In Donna Leon’s Commissario Guido Brunetti series, the Venetian inspector has been called on to investigate many things, from shocking to petty crimes. But in The Waters of Eternal Youth, Brunetti finds himself drawn into a case that may not be a case at all.
Fifteen years ago, a teenage girl fell into a canal late at night. Unable to swim, she went under and started to drown. She survived thanks to a nearby man, an alcoholic, who pulled her out, though not before she suffered irreparable brain damage that left her unable to learn or mature. The lush claimed he saw her thrown into the canal by another man, but the following day he couldn’t remember a thing.
Now, at a fundraising dinner for a Venetian charity, a wealthy and aristocratic patroness–the girl’s grandmother–asks Brunetti if he will investigate. Brunetti’s not sure what to do.
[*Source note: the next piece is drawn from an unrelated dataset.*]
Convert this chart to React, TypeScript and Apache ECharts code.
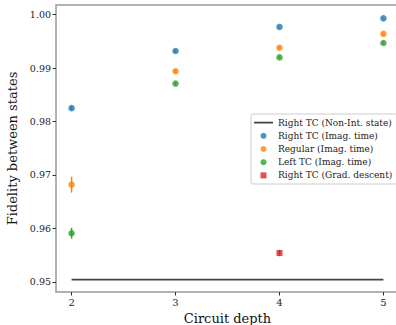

If a crime was committed, it would surely have passed the statute of limitations. But out of a mixture of curiosity, pity, and a willingness to fulfill the wishes of a guilt-wracked older woman, who happens to be his mother-in-law’s best friend, he agrees.
Brunetti soon finds himself unable to let the case rest, if indeed there is a case. Awash in the rhythms and concerns of contemporary Venetian life, from historical preservation, to housing, to new waves of African migrants, and the haunting story of a woman trapped in a perpetual childhood, The Waters of Eternal Youth is another wonderful addition to this series.